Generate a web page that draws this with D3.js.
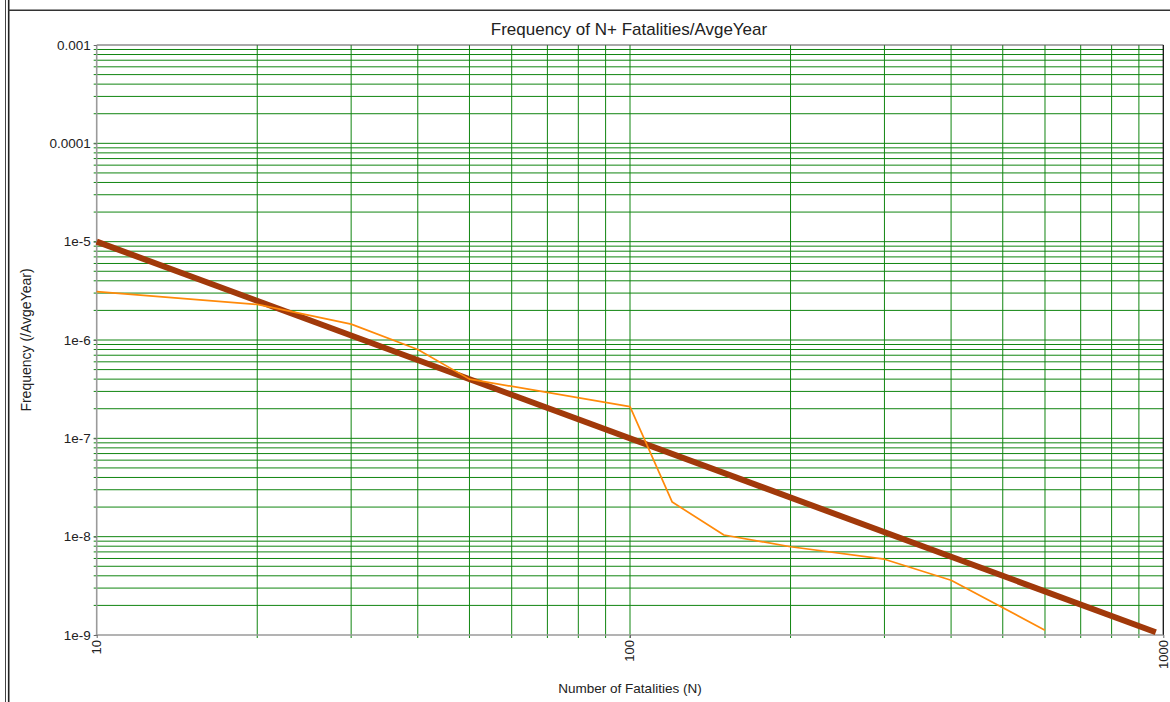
<!DOCTYPE html>
<html>
<head>
<meta charset="utf-8">
<script src="https://cdnjs.cloudflare.com/ajax/libs/d3/7.8.5/d3.min.js"></script>
<style>
  html, body { margin: 0; padding: 0; background: #fff; }
  svg { display: block; font-family: "Liberation Sans", Arial, sans-serif; }
</style>
</head>
<body>
<svg id="chart" width="1170" height="702"></svg>
<script>
// F-N curve: cumulative frequency of N or more fatalities per average year
const fnN    = [10, 20, 30, 40, 50, 100, 120, 150, 200, 300, 400, 600];
const fnFreq = [3.1e-6, 2.3e-6, 1.45e-6, 8e-7, 4e-7, 2.1e-7, 2.25e-8, 1.04e-8, 7.9e-9, 5.9e-9, 3.6e-9, 1.12e-9];

// Criterion line (slope -2 on log-log axes)
const critN    = [10, 968];
const critFreq = [1e-5, 1.067e-9];

// Axis tick values and labels
const xTickValues = [10, 100, 1000];
const xTickLabels = ["10", "100", "1000"];
const yTickValues = [1e-3, 1e-4, 1e-5, 1e-6, 1e-7, 1e-8, 1e-9];
const yTickLabels = ["0.001", "0.0001", "1e-5", "1e-6", "1e-7", "1e-8", "1e-9"];

const titleText  = "Frequency of N+ Fatalities/AvgeYear";
const xTitleText = "Number of Fatalities (N)";
const yTitleText = "Frequency (/AvgeYear)";

(function () {
  const svg = d3.select("#chart");
  const W = 1170, H = 702;
  const plotL = 96.7, plotR = 1163.3, plotT = 45, plotB = 635;

  const x = d3.scaleLog().domain([10, 1000]).range([plotL, plotR]);
  const y = d3.scaleLog().domain([1e-9, 1e-3]).range([plotB, plotT]);

  // window-style frame
  const frame = svg.append("g");
  frame.append("line").attr("x1", 5.5).attr("x2", 5.5).attr("y1", 0).attr("y2", H)
    .attr("stroke", "#444").attr("stroke-width", 1);
  frame.append("line").attr("x1", 8.7).attr("x2", 8.7).attr("y1", 0).attr("y2", H)
    .attr("stroke", "#222").attr("stroke-width", 1.6);
  frame.append("line").attr("x1", 8).attr("x2", W).attr("y1", 10.3).attr("y2", 10.3)
    .attr("stroke", "#333").attr("stroke-width", 1.4);

  // grid: every 1..9 multiple of each decade
  const tickLen = 3;
  const grid = svg.append("g");
  grid.selectAll("line.h")
    .data(y.ticks().filter(v => v > 1e-9 * 1.0001 && v < 1e-3 * 0.9999))
    .join("line").attr("class", "h")
    .attr("x1", plotL - tickLen).attr("x2", plotR)
    .attr("y1", d => y(d)).attr("y2", d => y(d))
    .attr("stroke", "#108510").attr("stroke-width", 1);
  grid.selectAll("line.v")
    .data(x.ticks().filter(v => v > 10 * 1.0001 && v < 1000 * 0.9999))
    .join("line").attr("class", "v")
    .attr("x1", d => x(d)).attr("x2", d => x(d))
    .attr("y1", plotT).attr("y2", plotB + tickLen)
    .attr("stroke", "#108510").attr("stroke-width", 1);

  // plot borders
  svg.append("line").attr("x1", plotL).attr("x2", plotR).attr("y1", plotT).attr("y2", plotT)
    .attr("stroke", "#555").attr("stroke-width", 1.2);
  svg.append("line").attr("x1", plotR).attr("x2", plotR).attr("y1", plotT).attr("y2", plotB)
    .attr("stroke", "#111").attr("stroke-width", 1.3);
  svg.append("line").attr("x1", plotL).attr("x2", plotL).attr("y1", plotT).attr("y2", plotB + 1)
    .attr("stroke", "#9a9a9a").attr("stroke-width", 1.6);
  svg.append("line").attr("x1", plotL - 1).attr("x2", plotR).attr("y1", plotB).attr("y2", plotB)
    .attr("stroke", "#9a9a9a").attr("stroke-width", 1.6);

  // y axis labels
  const yAxis = d3.axisLeft(y)
    .tickValues(yTickValues)
    .tickFormat((d, i) => yTickLabels[i])
    .tickSize(tickLen).tickSizeOuter(0).tickPadding(3);
  const yg = svg.append("g").attr("transform", `translate(${plotL},0)`).call(yAxis);
  yg.select(".domain").remove();
  yg.selectAll(".tick line").attr("stroke", "#666");
  yg.selectAll(".tick text").attr("fill", "#222")
    .style("font-size", "13.5px").style("font-family", "'Liberation Sans', Arial, sans-serif");

  // x axis labels, rotated
  const xAxis = d3.axisBottom(x)
    .tickValues(xTickValues)
    .tickFormat((d, i) => xTickLabels[i])
    .tickSize(tickLen).tickSizeOuter(0);
  const xg = svg.append("g").attr("transform", `translate(0,${plotB})`).call(xAxis);
  xg.select(".domain").remove();
  xg.selectAll(".tick line").attr("stroke", "#666");
  xg.selectAll(".tick text")
    .attr("fill", "#222")
    .attr("transform", "rotate(-90)")
    .attr("text-anchor", "end")
    .attr("x", -5).attr("y", 0).attr("dy", "0.3em")
    .style("font-size", "13px").style("font-family", "'Liberation Sans', Arial, sans-serif");

  // series
  const line = d3.line().x(d => x(d[0])).y(d => y(d[1]));
  svg.append("path")
    .datum(critN.map((n, i) => [n, critFreq[i]]))
    .attr("d", line).attr("fill", "none")
    .attr("stroke", "#a1390a").attr("stroke-width", 6);
  svg.append("path")
    .datum(fnN.map((n, i) => [n, fnFreq[i]]))
    .attr("d", line).attr("fill", "none")
    .attr("stroke", "#ff8a0a").attr("stroke-width", 1.7)
    .attr("stroke-linejoin", "round");

  // titles
  svg.append("text").attr("x", (plotL + plotR) / 2 - 1).attr("y", 35)
    .attr("text-anchor", "middle").attr("fill", "#222")
    .style("font-size", "17px").text(titleText);
  svg.append("text").attr("x", (plotL + plotR) / 2).attr("y", 693)
    .attr("text-anchor", "middle").attr("fill", "#222")
    .style("font-size", "13.5px").text(xTitleText);
  svg.append("text")
    .attr("transform", `translate(31,${(plotT + plotB) / 2}) rotate(-90)`)
    .attr("text-anchor", "middle").attr("fill", "#222")
    .style("font-size", "14px").text(yTitleText);
})();
</script>
</body>
</html>
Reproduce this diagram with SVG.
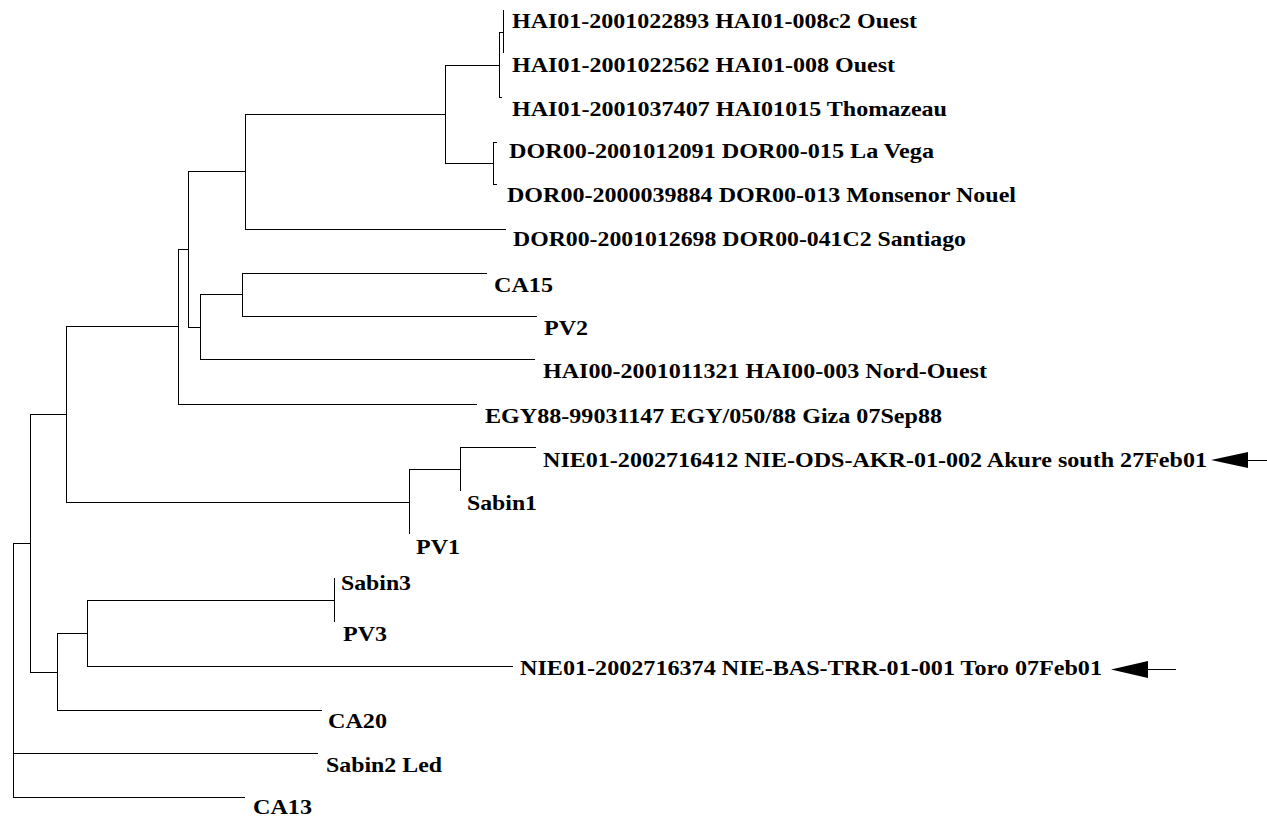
<svg xmlns="http://www.w3.org/2000/svg" width="1267" height="817" viewBox="0 0 1267 817">
<style>
text{font-family:"Liberation Serif","Times New Roman",serif;font-weight:bold;font-size:22px;fill:#000}
.e{stroke:#000;stroke-width:1;fill:none}
</style>
<rect width="1267" height="817" fill="#fff"/>
<g id="connectors" class="e">
<path d="M13.5 543V797.5M13 543.5H30M13 797.5H245M13 753.5H318"/>
<path d="M30.5 414V672.5M30 414.5H66M30 672.5H57"/>
<path d="M66.5 326V502.5M66 326.5H178M66 502.5H409"/>
<path d="M178.5 249V404.5M178 249.5H188M178 404.5H477"/>
<path d="M188.5 171V327.5M188 171.5H245M188 327.5H200"/>
<path d="M245.5 114V229.5M245 114.5H445M245 229.5H506"/>
<path d="M445.5 65V163.5M445 65.5H499M445 163.5H493"/>
<path d="M499.5 32V97.5M499 32.5H503M499 97.5H502"/>
<path d="M503.5 10V53"/>
<path d="M493.5 142V184.5M493 142.5H497M493 184.5H497"/>
<path d="M200.5 294V359.5M200 294.5H242M200 359.5H535"/>
<path d="M242.5 273V316.5M242 273.5H487M242 316.5H537"/>
<path d="M409.5 469V534M409 469.5H460"/>
<path d="M460.5 447V491M460 447.5H536"/>
<path d="M57.5 633V710.5M57 633.5H87M57 710.5H322"/>
<path d="M87.5 600V666.5M87 600.5H334M87 666.5H513"/>
<path d="M334.5 578V622"/>
</g>
<g id="arrows">
<path class="e" d="M1247 460.5H1267"/>
<polygon points="1211,460 1248,452 1248,468"/>
<path class="e" d="M1147 669.5H1176"/>
<polygon points="1111,669.5 1148,661 1148,678"/>
</g>
<g id="n1"><text x="512" y="28" textLength="405" lengthAdjust="spacingAndGlyphs">HAI01-2001022893 HAI01-008c2 Ouest</text></g>
<g id="n2"><text x="512" y="72" textLength="383" lengthAdjust="spacingAndGlyphs">HAI01-2001022562 HAI01-008 Ouest</text></g>
<g id="n3"><text x="512" y="116" textLength="435" lengthAdjust="spacingAndGlyphs">HAI01-2001037407 HAI01015 Thomazeau</text></g>
<g id="n4"><text x="509" y="158" textLength="425" lengthAdjust="spacingAndGlyphs">DOR00-2001012091 DOR00-015 La Vega</text></g>
<g id="n5"><text x="507" y="202" textLength="509" lengthAdjust="spacingAndGlyphs">DOR00-2000039884 DOR00-013 Monsenor Nouel</text></g>
<g id="n6"><text x="513" y="246" textLength="453" lengthAdjust="spacingAndGlyphs">DOR00-2001012698 DOR00-041C2 Santiago</text></g>
<g id="n7"><text x="494" y="292" textLength="59" lengthAdjust="spacingAndGlyphs">CA15</text></g>
<g id="n8"><text x="544" y="335" textLength="44" lengthAdjust="spacingAndGlyphs">PV2</text></g>
<g id="n9"><text x="543" y="378" textLength="444" lengthAdjust="spacingAndGlyphs">HAI00-2001011321 HAI00-003 Nord-Ouest</text></g>
<g id="n10"><text x="485" y="423" textLength="457" lengthAdjust="spacingAndGlyphs">EGY88-99031147 EGY/050/88 Giza 07Sep88</text></g>
<g id="n11"><text x="543" y="467" textLength="664" lengthAdjust="spacingAndGlyphs">NIE01-2002716412 NIE-ODS-AKR-01-002 Akure south 27Feb01</text></g>
<g id="n12"><text x="467" y="510" textLength="70" lengthAdjust="spacingAndGlyphs">Sabin1</text></g>
<g id="n13"><text x="416" y="554" textLength="44" lengthAdjust="spacingAndGlyphs">PV1</text></g>
<g id="n14"><text x="341" y="590" textLength="70" lengthAdjust="spacingAndGlyphs">Sabin3</text></g>
<g id="n15"><text x="343" y="641" textLength="44" lengthAdjust="spacingAndGlyphs">PV3</text></g>
<g id="n16"><text x="520" y="675" textLength="582" lengthAdjust="spacingAndGlyphs">NIE01-2002716374 NIE-BAS-TRR-01-001 Toro 07Feb01</text></g>
<g id="n17"><text x="328" y="728" textLength="59" lengthAdjust="spacingAndGlyphs">CA20</text></g>
<g id="n18"><text x="326" y="772" textLength="116" lengthAdjust="spacingAndGlyphs">Sabin2 Led</text></g>
<g id="n19"><text x="253" y="814" textLength="59" lengthAdjust="spacingAndGlyphs">CA13</text></g>
</svg>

> [Problem statement]: Everything from the first line to the line with "d3.scaleLog().domain([1e-9, 1e-3]).range([plotB, plotT]);" must be repeated exactly, and nothing else. Leave the pictures out.

> [The solution]:
Generate a web page that draws this with D3.js.
<!DOCTYPE html>
<html>
<head>
<meta charset="utf-8">
<script src="https://cdnjs.cloudflare.com/ajax/libs/d3/7.8.5/d3.min.js"></script>
<style>
  html, body { margin: 0; padding: 0; background: #fff; }
  svg { display: block; font-family: "Liberation Sans", Arial, sans-serif; }
</style>
</head>
<body>
<svg id="chart" width="1170" height="702"></svg>
<script>
// F-N curve: cumulative frequency of N or more fatalities per average year
const fnN    = [10, 20, 30, 40, 50, 100, 120, 150, 200, 300, 400, 600];
const fnFreq = [3.1e-6, 2.3e-6, 1.45e-6, 8e-7, 4e-7, 2.1e-7, 2.25e-8, 1.04e-8, 7.9e-9, 5.9e-9, 3.6e-9, 1.12e-9];

// Criterion line (slope -2 on log-log axes)
const critN    = [10, 968];
const critFreq = [1e-5, 1.067e-9];

// Axis tick values and labels
const xTickValues = [10, 100, 1000];
const xTickLabels = ["10", "100", "1000"];
const yTickValues = [1e-3, 1e-4, 1e-5, 1e-6, 1e-7, 1e-8, 1e-9];
const yTickLabels = ["0.001", "0.0001", "1e-5", "1e-6", "1e-7", "1e-8", "1e-9"];

const titleText  = "Frequency of N+ Fatalities/AvgeYear";
const xTitleText = "Number of Fatalities (N)";
const yTitleText = "Frequency (/AvgeYear)";

(function () {
  const svg = d3.select("#chart");
  const W = 1170, H = 702;
  const plotL = 96.7, plotR = 1163.3, plotT = 45, plotB = 635;

  const x = d3.scaleLog().domain([10, 1000]).range([plotL, plotR]);
  const y = d3.scaleLog().domain([1e-9, 1e-3]).range([plotB, plotT]);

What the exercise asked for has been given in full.